平は、沖縄の物語の決まりとして、娘か伊礼のどちらかがいなくならなければならないと言う。理由もなく誰かにとって大切な人がいなくなることが繰り返されてきたが、それが少ない被害で生きる方法なのだと言う。

藤井と知華は二人を探しにいく。立ち尽くす浅野に、平はあなたが書いているのは小さな犠牲をたくさん払って平和を買っている物語であり、それを描き続けなければならないと言う。

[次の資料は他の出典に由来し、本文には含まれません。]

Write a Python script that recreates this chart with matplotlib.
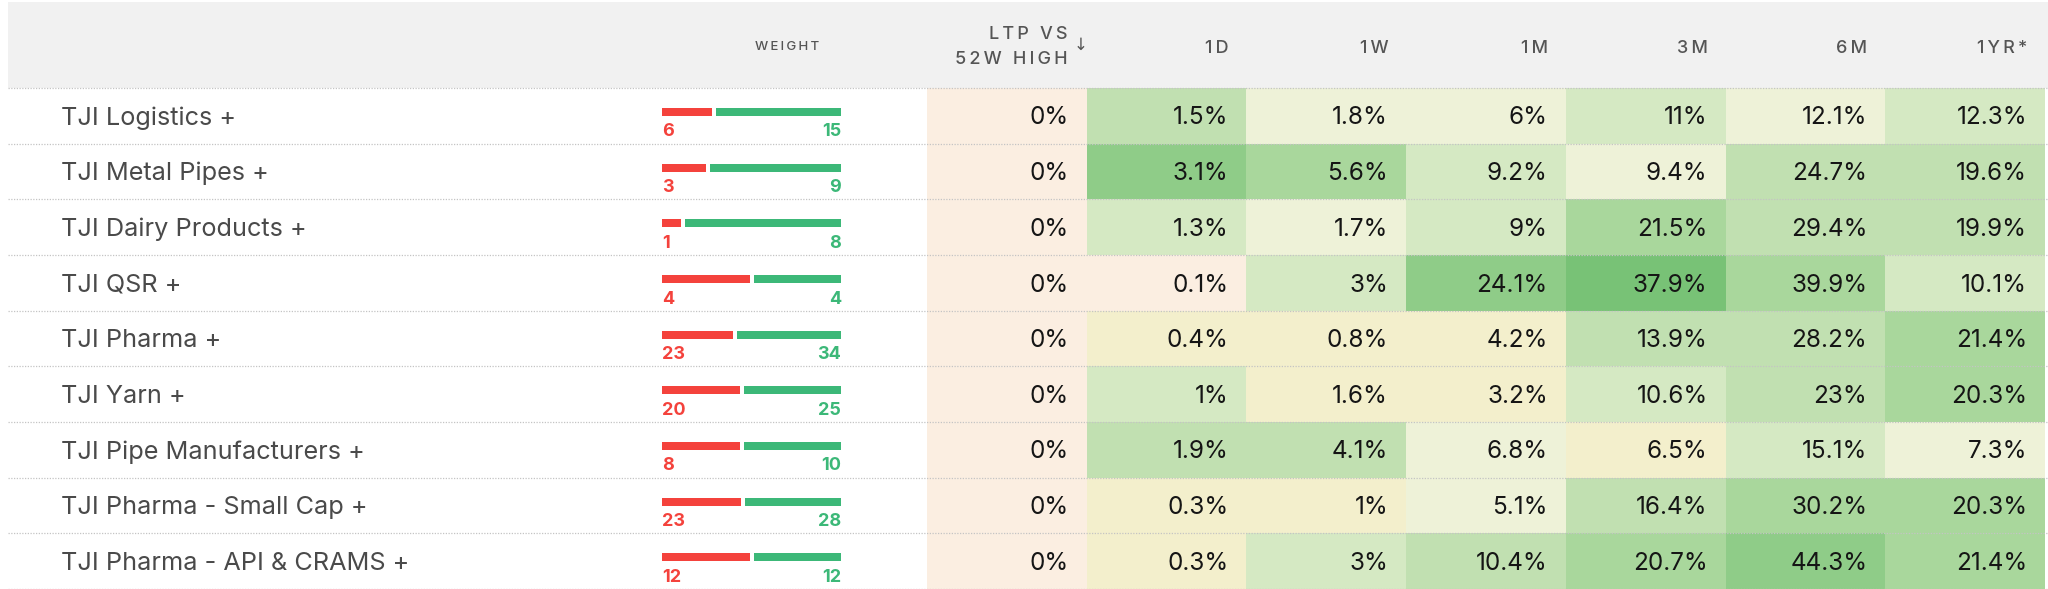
import matplotlib
matplotlib.use("Agg")
import matplotlib.pyplot as plt
import numpy as np
from matplotlib.colors import ListedColormap, BoundaryNorm
from matplotlib.patches import Rectangle
from matplotlib.lines import Line2D
from matplotlib.transforms import blended_transform_factory

plt.rcParams['font.family'] = ['Inter', 'DejaVu Sans']

# ---------------- data ----------------
names = ["TJI Logistics +", "TJI Metal Pipes +", "TJI Dairy Products +", "TJI QSR +",
         "TJI Pharma +", "TJI Yarn +", "TJI Pipe Manufacturers +",
         "TJI Pharma - Small Cap +", "TJI Pharma - API & CRAMS +"]
weight_neg = [6, 3, 1, 4, 23, 20, 8, 23, 12]
weight_pos = [15, 9, 8, 4, 34, 25, 10, 28, 12]
col_labels = ["LTP VS\n52W HIGH", "1D", "1W", "1M", "3M", "6M", "1YR*"]
ltp_vs_high = [0, 0, 0, 0, 0, 0, 0, 0, 0]
ret_1d = [1.5, 3.1, 1.3, 0.1, 0.4, 1, 1.9, 0.3, 0.3]
ret_1w = [1.8, 5.6, 1.7, 3, 0.8, 1.6, 4.1, 1, 3]
ret_1m = [6, 9.2, 9, 24.1, 4.2, 3.2, 6.8, 5.1, 10.4]
ret_3m = [11, 9.4, 21.5, 37.9, 13.9, 10.6, 6.5, 16.4, 20.7]
ret_6m = [12.1, 24.7, 29.4, 39.9, 28.2, 23, 15.1, 30.2, 44.3]
ret_1y = [12.3, 19.6, 19.9, 10.1, 21.4, 20.3, 7.3, 20.3, 21.4]

# colour class of each cell as shown (0 = peach ... 7 = darkest green)
shade_ltp = [0, 0, 0, 0, 0, 0, 0, 0, 0]
shade_1d = [4, 6, 3, 0, 1, 3, 4, 1, 1]
shade_1w = [2, 5, 2, 3, 1, 1, 4, 1, 3]
shade_1m = [2, 3, 3, 6, 1, 1, 2, 2, 4]
shade_3m = [3, 2, 5, 7, 4, 3, 1, 4, 5]
shade_6m = [2, 4, 4, 5, 4, 4, 3, 5, 6]
shade_1y = [3, 4, 4, 3, 5, 5, 2, 5, 5]

# ---------------- styling ----------------
W, H = 2048, 589
shade_colors = ["#fbeee1", "#f3efcc", "#eef2d8", "#d5e9c3", "#c1e0b1",
                "#a9d79c", "#8fcc88", "#78c276"]
RED = "#f4423c"
GREEN = "#3cb878"
HEADER_BG = "#f1f1f1"
HEADER_FG = "#555555"
NAME_FG = "#4a4a4a"
SEP = "#c4c4c4"

fig = plt.figure(figsize=(W / 100, H / 100), dpi=100)
fig.patch.set_facecolor("white")

def fx(px):
    return px / W

def fy(py):
    return 1 - py / H

def spaced(s, sep="\u2009"):
    return sep.join(s)

table_top, table_bot = 88, 589
n_rows = len(names)

# header background
fig.add_artist(Rectangle((fx(8), fy(88)), fx(2048) - fx(8), fy(2) - fy(88),
                         transform=fig.transFigure, facecolor=HEADER_BG,
                         edgecolor="none", zorder=0))

# heat-map axes
hx0, hx1 = 927, 2045
ax_h = fig.add_axes([fx(hx0), fy(table_bot), fx(hx1) - fx(hx0), fy(table_top) - fy(table_bot)])
values = np.array([ltp_vs_high, ret_1d, ret_1w, ret_1m, ret_3m, ret_6m, ret_1y]).T
shades = np.array([shade_ltp, shade_1d, shade_1w, shade_1m, shade_3m, shade_6m, shade_1y]).T
cmap = ListedColormap(shade_colors)
norm = BoundaryNorm(np.arange(-0.5, len(shade_colors) + 0.5), cmap.N)
n_cols = values.shape[1]
ax_h.pcolormesh(np.arange(n_cols + 1), np.arange(n_rows + 1), shades,
                cmap=cmap, norm=norm, shading="flat")
ax_h.set_xlim(0, n_cols)
ax_h.set_ylim(n_rows, 0)
ax_h.axis("off")

col_w_px = (hx1 - hx0) / n_cols
row_h_px = (table_bot - table_top) / n_rows
pad = 18 / col_w_px
base_off = 36.5 / row_h_px

for i in range(n_rows):
    for j in range(n_cols):
        ax_h.text(j + 1 - pad, i + base_off, f"{values[i, j]:g}%",
                  ha="right", va="baseline", fontsize=17.5, color="#151515")

# names
tr_name = blended_transform_factory(fig.transFigure, ax_h.transData)
for i, nm in enumerate(names):
    ax_h.text(fx(61), i + base_off, nm, transform=tr_name, ha="left",
              va="baseline", fontsize=18.2, color=NAME_FG, clip_on=False)

# weight bars
wx0, wx1 = 662, 841
ax_w = fig.add_axes([fx(wx0), fy(table_bot), fx(wx1) - fx(wx0), fy(table_top) - fy(table_bot)])
ax_w.set_xlim(0, 1)
ax_w.set_ylim(n_rows, 0)
ax_w.axis("off")
gap = 4 / (wx1 - wx0)
neg = np.array(weight_neg, float)
pos = np.array(weight_pos, float)
tot = neg + pos
red_w = neg / tot * (1 - gap)
green_w = pos / tot * (1 - gap)
rows = np.arange(n_rows)
bar_c = (20 + 4) / row_h_px
bar_h = 8 / row_h_px
ax_w.barh(rows + bar_c, red_w, left=0, height=bar_h, color=RED)
ax_w.barh(rows + bar_c, green_w, left=red_w + gap, height=bar_h, color=GREEN)
num_off = 48.5 / row_h_px
for i in range(n_rows):
    ax_w.text(0, i + num_off, f"{weight_neg[i]}", ha="left", va="baseline",
              fontsize=13, fontweight="bold", color=RED)
    ax_w.text(1, i + num_off, f"{weight_pos[i]}", ha="right", va="baseline",
              fontsize=13, fontweight="bold", color=GREEN)

# separators (dotted)
for k in range(n_rows + 1):
    ax_h.add_line(Line2D([fx(8), fx(2048)], [k, k], transform=tr_name,
                         color=SEP, lw=0.9, linestyle=(0, (1, 1.2)),
                         clip_on=False, zorder=5))

# header labels
tr_head = blended_transform_factory(ax_h.transData, fig.transFigure)
for j, lab in enumerate(col_labels):
    if j == 0:
        top, bottom = lab.split("\n")
        ax_h.text(j + 1 - 19 / col_w_px, fy(39), spaced(top), transform=tr_head,
                  ha="right", va="baseline", fontsize=13, fontweight="medium",
                  color=HEADER_FG, clip_on=False)
        ax_h.text(j + 1 - 19 / col_w_px, fy(64), spaced(bottom), transform=tr_head,
                  ha="right", va="baseline", fontsize=13, fontweight="medium",
                  color=HEADER_FG, clip_on=False)
        ax_h.text(j + 1 + 1 / col_w_px, fy(50), "\u2193", transform=tr_head,
                  ha="right", va="baseline", fontsize=12, color=HEADER_FG,
                  family=["DejaVu Sans"], clip_on=False)
    else:
        ax_h.text(j + 1 - 18 / col_w_px, fy(53), spaced(lab), transform=tr_head,
                  ha="right", va="baseline", fontsize=13, fontweight="medium",
                  color=HEADER_FG, clip_on=False)

fig.text(fx(819), fy(50.5), spaced("WEIGHT"), ha="right", va="baseline",
         fontsize=9.5, fontweight="medium", color=HEADER_FG)

fig.savefig("out.png", dpi=100, facecolor="white")
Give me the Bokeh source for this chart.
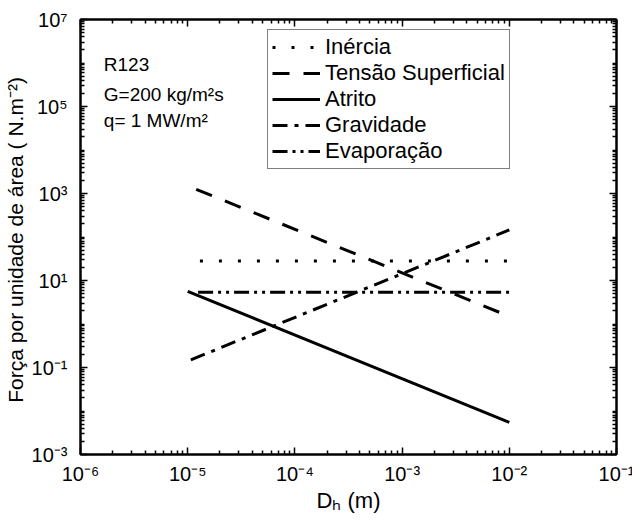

佐久本、平、嘉数、浅野の4人が並ぶと、シャッターが切られ、フラッシュが光る。

*1 沖縄本土復帰(沖縄返還)
第二次世界大戦後、沖縄は長らくアメリカに統治されていたが、1972年5月15日に日本に返還された。

*2 米兵殺傷事件
アメリカ占領下の1964年8月16日、宜野湾市普天間の飲食街周辺で、米兵2人と沖縄の青年4人(内2名は徳之島出身)が乱闘し、米兵1人が死亡、1人が重傷を負った事件。4人の青年は傷害致死罪で米国民政府裁判所に起訴され、米国人が多数を占める陪審員が評議。沖縄人陪審員・伊佐千尋の説得で傷害致死罪では無罪となったものの、3人が傷害罪で懲役3年の実刑となった。

*3 ライカム
ライカム(RyCom)とは、かつて沖縄本島中部に置かれていた「琉球米軍司令部(Ryukyu Command Headquarters)」の略。現在、ライカムは地名として残っており、2015年に米軍専用の泡瀬ゴルフ場跡地に巨大なショッピングセンター「イオンモール沖縄ライカム」(通称ライカム)がオープンした。

*4 琉球処分
狭義には、1879年に日本の明治政府が琉球王国を継承した琉球藩を廃し、首里城から国王を追放して沖縄県を設置した廃藩置県のこと。これによって琉球王国は滅び、日本の一部となった。

*5 ガマ
沖縄に数多くある自然洞窟のこと。さまざまな使い方をされ、第二次世界大戦中は防空壕、避難所として使用された。

*6 マッカーサー
第二次世界大戦終結に伴い、日本では連合国軍最高司令官総司令部が占領政策を行った。日本では略称のGHQあるいは進駐軍と呼ばれた。その連合国軍最高司令官として指揮をとったのがダグラス・マッカーサー。